The request → Output every line of the data exactly as it appears.

═══ Recorded data ═══

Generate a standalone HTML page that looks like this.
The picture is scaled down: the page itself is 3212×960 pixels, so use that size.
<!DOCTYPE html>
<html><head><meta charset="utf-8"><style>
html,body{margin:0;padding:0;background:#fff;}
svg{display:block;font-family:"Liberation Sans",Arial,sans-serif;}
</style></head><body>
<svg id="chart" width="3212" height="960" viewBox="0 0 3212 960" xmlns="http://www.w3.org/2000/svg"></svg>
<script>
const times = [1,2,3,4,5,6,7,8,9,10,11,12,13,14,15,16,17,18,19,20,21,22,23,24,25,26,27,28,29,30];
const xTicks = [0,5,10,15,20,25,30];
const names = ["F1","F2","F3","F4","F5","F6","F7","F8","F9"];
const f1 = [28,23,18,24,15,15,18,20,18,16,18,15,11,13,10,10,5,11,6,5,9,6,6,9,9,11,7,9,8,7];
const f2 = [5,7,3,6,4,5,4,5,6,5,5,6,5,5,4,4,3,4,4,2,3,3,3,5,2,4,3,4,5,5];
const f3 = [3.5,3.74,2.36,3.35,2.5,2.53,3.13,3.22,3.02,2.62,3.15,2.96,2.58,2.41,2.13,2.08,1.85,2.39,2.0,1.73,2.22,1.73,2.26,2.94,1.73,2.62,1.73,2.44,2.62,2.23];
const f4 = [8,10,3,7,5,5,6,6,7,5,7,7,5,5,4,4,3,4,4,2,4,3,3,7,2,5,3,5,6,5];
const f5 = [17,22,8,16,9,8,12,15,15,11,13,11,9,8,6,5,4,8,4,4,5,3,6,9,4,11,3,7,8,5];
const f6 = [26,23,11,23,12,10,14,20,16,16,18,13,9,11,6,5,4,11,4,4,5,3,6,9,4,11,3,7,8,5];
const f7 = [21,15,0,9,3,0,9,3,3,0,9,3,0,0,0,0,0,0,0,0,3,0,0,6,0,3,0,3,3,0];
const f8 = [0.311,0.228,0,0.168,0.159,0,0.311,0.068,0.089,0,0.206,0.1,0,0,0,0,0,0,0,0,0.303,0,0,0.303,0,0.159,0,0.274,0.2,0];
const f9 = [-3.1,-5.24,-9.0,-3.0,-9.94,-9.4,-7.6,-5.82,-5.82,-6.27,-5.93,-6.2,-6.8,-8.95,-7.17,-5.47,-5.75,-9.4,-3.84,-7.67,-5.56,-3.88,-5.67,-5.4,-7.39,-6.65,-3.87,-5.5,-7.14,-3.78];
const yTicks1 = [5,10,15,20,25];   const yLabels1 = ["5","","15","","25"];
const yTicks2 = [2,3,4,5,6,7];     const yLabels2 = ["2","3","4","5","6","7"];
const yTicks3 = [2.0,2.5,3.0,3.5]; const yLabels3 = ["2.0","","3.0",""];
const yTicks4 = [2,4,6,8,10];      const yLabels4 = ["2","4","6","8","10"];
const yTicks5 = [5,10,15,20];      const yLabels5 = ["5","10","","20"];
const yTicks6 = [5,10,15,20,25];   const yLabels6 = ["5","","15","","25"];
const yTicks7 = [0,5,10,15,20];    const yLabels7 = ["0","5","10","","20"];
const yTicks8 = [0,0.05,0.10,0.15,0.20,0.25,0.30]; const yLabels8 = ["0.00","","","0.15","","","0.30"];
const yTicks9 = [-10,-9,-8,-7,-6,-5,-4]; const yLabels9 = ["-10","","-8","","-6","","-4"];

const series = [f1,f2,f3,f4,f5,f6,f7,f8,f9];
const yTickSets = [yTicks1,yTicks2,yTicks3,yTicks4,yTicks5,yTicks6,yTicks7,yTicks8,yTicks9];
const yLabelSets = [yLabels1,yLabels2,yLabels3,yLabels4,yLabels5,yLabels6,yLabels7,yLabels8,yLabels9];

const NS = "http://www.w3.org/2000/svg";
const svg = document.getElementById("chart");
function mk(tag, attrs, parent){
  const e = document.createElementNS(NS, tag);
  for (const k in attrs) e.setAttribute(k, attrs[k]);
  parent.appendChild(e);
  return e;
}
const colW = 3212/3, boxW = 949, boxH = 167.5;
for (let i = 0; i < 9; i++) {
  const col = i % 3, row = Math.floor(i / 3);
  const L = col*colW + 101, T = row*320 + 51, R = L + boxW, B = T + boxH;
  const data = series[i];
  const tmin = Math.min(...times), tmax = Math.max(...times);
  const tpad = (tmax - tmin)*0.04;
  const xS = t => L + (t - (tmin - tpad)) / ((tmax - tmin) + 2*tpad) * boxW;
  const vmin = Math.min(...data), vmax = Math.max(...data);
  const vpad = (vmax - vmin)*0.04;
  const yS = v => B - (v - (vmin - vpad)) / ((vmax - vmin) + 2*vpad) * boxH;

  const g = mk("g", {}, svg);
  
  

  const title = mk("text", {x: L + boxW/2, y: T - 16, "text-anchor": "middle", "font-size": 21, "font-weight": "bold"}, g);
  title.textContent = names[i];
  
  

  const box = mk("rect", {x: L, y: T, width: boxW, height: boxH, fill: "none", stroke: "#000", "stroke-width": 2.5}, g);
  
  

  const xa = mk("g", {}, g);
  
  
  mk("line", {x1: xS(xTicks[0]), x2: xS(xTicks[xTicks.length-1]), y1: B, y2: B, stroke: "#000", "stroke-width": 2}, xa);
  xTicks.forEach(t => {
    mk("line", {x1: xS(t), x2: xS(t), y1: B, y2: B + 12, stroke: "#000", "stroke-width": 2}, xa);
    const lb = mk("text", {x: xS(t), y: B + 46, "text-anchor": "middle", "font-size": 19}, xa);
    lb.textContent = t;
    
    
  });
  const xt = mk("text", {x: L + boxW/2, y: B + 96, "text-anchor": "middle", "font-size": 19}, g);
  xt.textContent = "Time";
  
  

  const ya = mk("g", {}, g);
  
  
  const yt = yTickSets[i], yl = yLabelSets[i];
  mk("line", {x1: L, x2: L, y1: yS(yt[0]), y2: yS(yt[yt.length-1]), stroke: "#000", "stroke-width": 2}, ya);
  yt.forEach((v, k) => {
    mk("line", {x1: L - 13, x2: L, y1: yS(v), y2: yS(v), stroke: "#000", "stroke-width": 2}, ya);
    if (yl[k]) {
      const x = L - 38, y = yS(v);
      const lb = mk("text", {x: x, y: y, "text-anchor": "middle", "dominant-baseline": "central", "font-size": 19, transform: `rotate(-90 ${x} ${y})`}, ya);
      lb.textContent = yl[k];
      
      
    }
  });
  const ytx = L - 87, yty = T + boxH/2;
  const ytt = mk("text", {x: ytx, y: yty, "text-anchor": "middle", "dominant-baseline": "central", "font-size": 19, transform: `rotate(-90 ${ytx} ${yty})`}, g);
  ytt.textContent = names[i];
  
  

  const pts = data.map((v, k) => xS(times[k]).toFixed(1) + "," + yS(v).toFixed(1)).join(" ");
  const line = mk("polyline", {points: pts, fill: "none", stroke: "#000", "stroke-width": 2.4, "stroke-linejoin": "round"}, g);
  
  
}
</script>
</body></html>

═══

Complete output →
Generate a standalone HTML page that looks like this.
The picture is scaled down: the page itself is 3212×960 pixels, so use that size.
<!DOCTYPE html>
<html><head><meta charset="utf-8"><style>
html,body{margin:0;padding:0;background:#fff;}
svg{display:block;font-family:"Liberation Sans",Arial,sans-serif;}
</style></head><body>
<svg id="chart" width="3212" height="960" viewBox="0 0 3212 960" xmlns="http://www.w3.org/2000/svg"></svg>
<script>
const times = [1,2,3,4,5,6,7,8,9,10,11,12,13,14,15,16,17,18,19,20,21,22,23,24,25,26,27,28,29,30];
const xTicks = [0,5,10,15,20,25,30];
const names = ["F1","F2","F3","F4","F5","F6","F7","F8","F9"];
const f1 = [28,23,18,24,15,15,18,20,18,16,18,15,11,13,10,10,5,11,6,5,9,6,6,9,9,11,7,9,8,7];
const f2 = [5,7,3,6,4,5,4,5,6,5,5,6,5,5,4,4,3,4,4,2,3,3,3,5,2,4,3,4,5,5];
const f3 = [3.5,3.74,2.36,3.35,2.5,2.53,3.13,3.22,3.02,2.62,3.15,2.96,2.58,2.41,2.13,2.08,1.85,2.39,2.0,1.73,2.22,1.73,2.26,2.94,1.73,2.62,1.73,2.44,2.62,2.23];
const f4 = [8,10,3,7,5,5,6,6,7,5,7,7,5,5,4,4,3,4,4,2,4,3,3,7,2,5,3,5,6,5];
const f5 = [17,22,8,16,9,8,12,15,15,11,13,11,9,8,6,5,4,8,4,4,5,3,6,9,4,11,3,7,8,5];
const f6 = [26,23,11,23,12,10,14,20,16,16,18,13,9,11,6,5,4,11,4,4,5,3,6,9,4,11,3,7,8,5];
const f7 = [21,15,0,9,3,0,9,3,3,0,9,3,0,0,0,0,0,0,0,0,3,0,0,6,0,3,0,3,3,0];
const f8 = [0.311,0.228,0,0.168,0.159,0,0.311,0.068,0.089,0,0.206,0.1,0,0,0,0,0,0,0,0,0.303,0,0,0.303,0,0.159,0,0.274,0.2,0];
const f9 = [-3.1,-5.24,-9.0,-3.0,-9.94,-9.4,-7.6,-5.82,-5.82,-6.27,-5.93,-6.2,-6.8,-8.95,-7.17,-5.47,-5.75,-9.4,-3.84,-7.67,-5.56,-3.88,-5.67,-5.4,-7.39,-6.65,-3.87,-5.5,-7.14,-3.78];
const yTicks1 = [5,10,15,20,25];   const yLabels1 = ["5","","15","","25"];
const yTicks2 = [2,3,4,5,6,7];     const yLabels2 = ["2","3","4","5","6","7"];
const yTicks3 = [2.0,2.5,3.0,3.5]; const yLabels3 = ["2.0","","3.0",""];
const yTicks4 = [2,4,6,8,10];      const yLabels4 = ["2","4","6","8","10"];
const yTicks5 = [5,10,15,20];      const yLabels5 = ["5","10","","20"];
const yTicks6 = [5,10,15,20,25];   const yLabels6 = ["5","","15","","25"];
const yTicks7 = [0,5,10,15,20];    const yLabels7 = ["0","5","10","","20"];
const yTicks8 = [0,0.05,0.10,0.15,0.20,0.25,0.30]; const yLabels8 = ["0.00","","","0.15","","","0.30"];
const yTicks9 = [-10,-9,-8,-7,-6,-5,-4]; const yLabels9 = ["-10","","-8","","-6","","-4"];

const series = [f1,f2,f3,f4,f5,f6,f7,f8,f9];
const yTickSets = [yTicks1,yTicks2,yTicks3,yTicks4,yTicks5,yTicks6,yTicks7,yTicks8,yTicks9];
const yLabelSets = [yLabels1,yLabels2,yLabels3,yLabels4,yLabels5,yLabels6,yLabels7,yLabels8,yLabels9];

const NS = "http://www.w3.org/2000/svg";
const svg = document.getElementById("chart");
function mk(tag, attrs, parent){
  const e = document.createElementNS(NS, tag);
  for (const k in attrs) e.setAttribute(k, attrs[k]);
  parent.appendChild(e);
  return e;
}
const colW = 3212/3, boxW = 949, boxH = 167.5;
for (let i = 0; i < 9; i++) {
  const col = i % 3, row = Math.floor(i / 3);
  const L = col*colW + 101, T = row*320 + 51, R = L + boxW, B = T + boxH;
  const data = series[i];
  const tmin = Math.min(...times), tmax = Math.max(...times);
  const tpad = (tmax - tmin)*0.04;
  const xS = t => L + (t - (tmin - tpad)) / ((tmax - tmin) + 2*tpad) * boxW;
  const vmin = Math.min(...data), vmax = Math.max(...data);
  const vpad = (vmax - vmin)*0.04;
  const yS = v => B - (v - (vmin - vpad)) / ((vmax - vmin) + 2*vpad) * boxH;

  const g = mk("g", {}, svg);
  
  

  const title = mk("text", {x: L + boxW/2, y: T - 16, "text-anchor": "middle", "font-size": 21, "font-weight": "bold"}, g);
  title.textContent = names[i];
  
  

  const box = mk("rect", {x: L, y: T, width: boxW, height: boxH, fill: "none", stroke: "#000", "stroke-width": 2.5}, g);
  
  

  const xa = mk("g", {}, g);
  
  
  mk("line", {x1: xS(xTicks[0]), x2: xS(xTicks[xTicks.length-1]), y1: B, y2: B, stroke: "#000", "stroke-width": 2}, xa);
  xTicks.forEach(t => {
    mk("line", {x1: xS(t), x2: xS(t), y1: B, y2: B + 12, stroke: "#000", "stroke-width": 2}, xa);
    const lb = mk("text", {x: xS(t), y: B + 46, "text-anchor": "middle", "font-size": 19}, xa);
    lb.textContent = t;
    
    
  });
  const xt = mk("text", {x: L + boxW/2, y: B + 96, "text-anchor": "middle", "font-size": 19}, g);
  xt.textContent = "Time";
  
  

  const ya = mk("g", {}, g);
  
  
  const yt = yTickSets[i], yl = yLabelSets[i];
  mk("line", {x1: L, x2: L, y1: yS(yt[0]), y2: yS(yt[yt.length-1]), stroke: "#000", "stroke-width": 2}, ya);
  yt.forEach((v, k) => {
    mk("line", {x1: L - 13, x2: L, y1: yS(v), y2: yS(v), stroke: "#000", "stroke-width": 2}, ya);
    if (yl[k]) {
      const x = L - 38, y = yS(v);
      const lb = mk("text", {x: x, y: y, "text-anchor": "middle", "dominant-baseline": "central", "font-size": 19, transform: `rotate(-90 ${x} ${y})`}, ya);
      lb.textContent = yl[k];
      
      
    }
  });
  const ytx = L - 87, yty = T + boxH/2;
  const ytt = mk("text", {x: ytx, y: yty, "text-anchor": "middle", "dominant-baseline": "central", "font-size": 19, transform: `rotate(-90 ${ytx} ${yty})`}, g);
  ytt.textContent = names[i];
  
  

  const pts = data.map((v, k) => xS(times[k]).toFixed(1) + "," + yS(v).toFixed(1)).join(" ");
  const line = mk("polyline", {points: pts, fill: "none", stroke: "#000", "stroke-width": 2.4, "stroke-linejoin": "round"}, g);
  
  
}
</script>
</body></html>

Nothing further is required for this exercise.